+++ Dataset section +++

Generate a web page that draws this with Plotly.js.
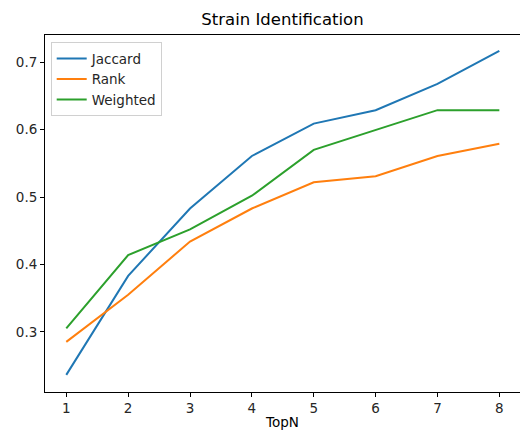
<!DOCTYPE html>
<html>
<head>
<meta charset="utf-8">
<script src="https://cdn.plot.ly/plotly-3.0.1.min.js"></script>
<style>html,body{margin:0;padding:0;background:#fff;}#chart{width:520px;height:430px;}</style>
</head>
<body>
<div id="chart"></div>
<script>
const topN = [1, 2, 3, 4, 5, 6, 7, 8];
const jaccard = [0.236, 0.383, 0.483, 0.561, 0.609, 0.629, 0.668, 0.717];
const rank = [0.285, 0.355, 0.434, 0.483, 0.522, 0.531, 0.561, 0.579];
const weighted = [0.305, 0.414, 0.452, 0.502, 0.570, 0.600, 0.629, 0.629];
const seriesNames = ["Jaccard", "Rank", "Weighted"];
const colors = ["#1f77b4", "#ff7f0e", "#2ca02c"];
const yTicks = [0.3, 0.4, 0.5, 0.6, 0.7];

const font = "DejaVu Sans, sans-serif";
const traces = [jaccard, rank, weighted].map((ys, i) => ({
  x: topN, y: ys, type: "scatter", mode: "lines", name: seriesNames[i],
  line: {color: colors[i], width: 2}
}));

const layout = {
  width: 520, height: 430,
  paper_bgcolor: "#fff", plot_bgcolor: "#fff",
  margin: {l: 45, r: 0, t: 35, b: 38},
  font: {family: font, size: 13.5, color: "#262626"},
  title: {text: "Strain Identification", font: {family: font, size: 16.5, color: "#000"},
          x: 0.5, xref: "paper", y: 1, yref: "container", yanchor: "top", pad: {t: 13}},
  showlegend: true,
  legend: {x: 0.012, y: 0.98, xanchor: "left", yanchor: "top",
           bgcolor: "rgba(255,255,255,0.9)", bordercolor: "#d0d0d0", borderwidth: 1,
           font: {family: font, size: 13.5, color: "#262626"}},
  xaxis: {range: [0.656, 8.334], tickvals: topN, ticks: "outside", ticklen: 4, tickwidth: 1,
          tickcolor: "#000", showline: true, mirror: true, linecolor: "#000", linewidth: 1,
          showgrid: false, zeroline: false,
          title: {text: "TopN", standoff: 11, font: {family: font, size: 13.5, color: "#000"}}},
  yaxis: {range: [0.2106, 0.7406], tickvals: yTicks, ticktext: yTicks.map(v => v.toFixed(1)),
          ticks: "outside", ticklen: 4, tickwidth: 1, tickcolor: "#000",
          showline: true, linecolor: "#000", linewidth: 1, showgrid: false, zeroline: false}
};
Plotly.newPlot("chart", traces, layout, {displayModeBar: false, staticPlot: true});
</script>
</body>
</html>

+++

** Exercise description **
Could you repeat all of the material exactly? Pictures should not be copied.

** Completed task **
Generate a web page that draws this with Plotly.js.
<!DOCTYPE html>
<html>
<head>
<meta charset="utf-8">
<script src="https://cdn.plot.ly/plotly-3.0.1.min.js"></script>
<style>html,body{margin:0;padding:0;background:#fff;}#chart{width:520px;height:430px;}</style>
</head>
<body>
<div id="chart"></div>
<script>
const topN = [1, 2, 3, 4, 5, 6, 7, 8];
const jaccard = [0.236, 0.383, 0.483, 0.561, 0.609, 0.629, 0.668, 0.717];
const rank = [0.285, 0.355, 0.434, 0.483, 0.522, 0.531, 0.561, 0.579];
const weighted = [0.305, 0.414, 0.452, 0.502, 0.570, 0.600, 0.629, 0.629];
const seriesNames = ["Jaccard", "Rank", "Weighted"];
const colors = ["#1f77b4", "#ff7f0e", "#2ca02c"];
const yTicks = [0.3, 0.4, 0.5, 0.6, 0.7];

const font = "DejaVu Sans, sans-serif";
const traces = [jaccard, rank, weighted].map((ys, i) => ({
  x: topN, y: ys, type: "scatter", mode: "lines", name: seriesNames[i],
  line: {color: colors[i], width: 2}
}));

const layout = {
  width: 520, height: 430,
  paper_bgcolor: "#fff", plot_bgcolor: "#fff",
  margin: {l: 45, r: 0, t: 35, b: 38},
  font: {family: font, size: 13.5, color: "#262626"},
  title: {text: "Strain Identification", font: {family: font, size: 16.5, color: "#000"},
          x: 0.5, xref: "paper", y: 1, yref: "container", yanchor: "top", pad: {t: 13}},
  showlegend: true,
  legend: {x: 0.012, y: 0.98, xanchor: "left", yanchor: "top",
           bgcolor: "rgba(255,255,255,0.9)", bordercolor: "#d0d0d0", borderwidth: 1,
           font: {family: font, size: 13.5, color: "#262626"}},
  xaxis: {range: [0.656, 8.334], tickvals: topN, ticks: "outside", ticklen: 4, tickwidth: 1,
          tickcolor: "#000", showline: true, mirror: true, linecolor: "#000", linewidth: 1,
          showgrid: false, zeroline: false,
          title: {text: "TopN", standoff: 11, font: {family: font, size: 13.5, color: "#000"}}},
  yaxis: {range: [0.2106, 0.7406], tickvals: yTicks, ticktext: yTicks.map(v => v.toFixed(1)),
          ticks: "outside", ticklen: 4, tickwidth: 1, tickcolor: "#000",
          showline: true, linecolor: "#000", linewidth: 1, showgrid: false, zeroline: false}
};
Plotly.newPlot("chart", traces, layout, {displayModeBar: false, staticPlot: true});
</script>
</body>
</html>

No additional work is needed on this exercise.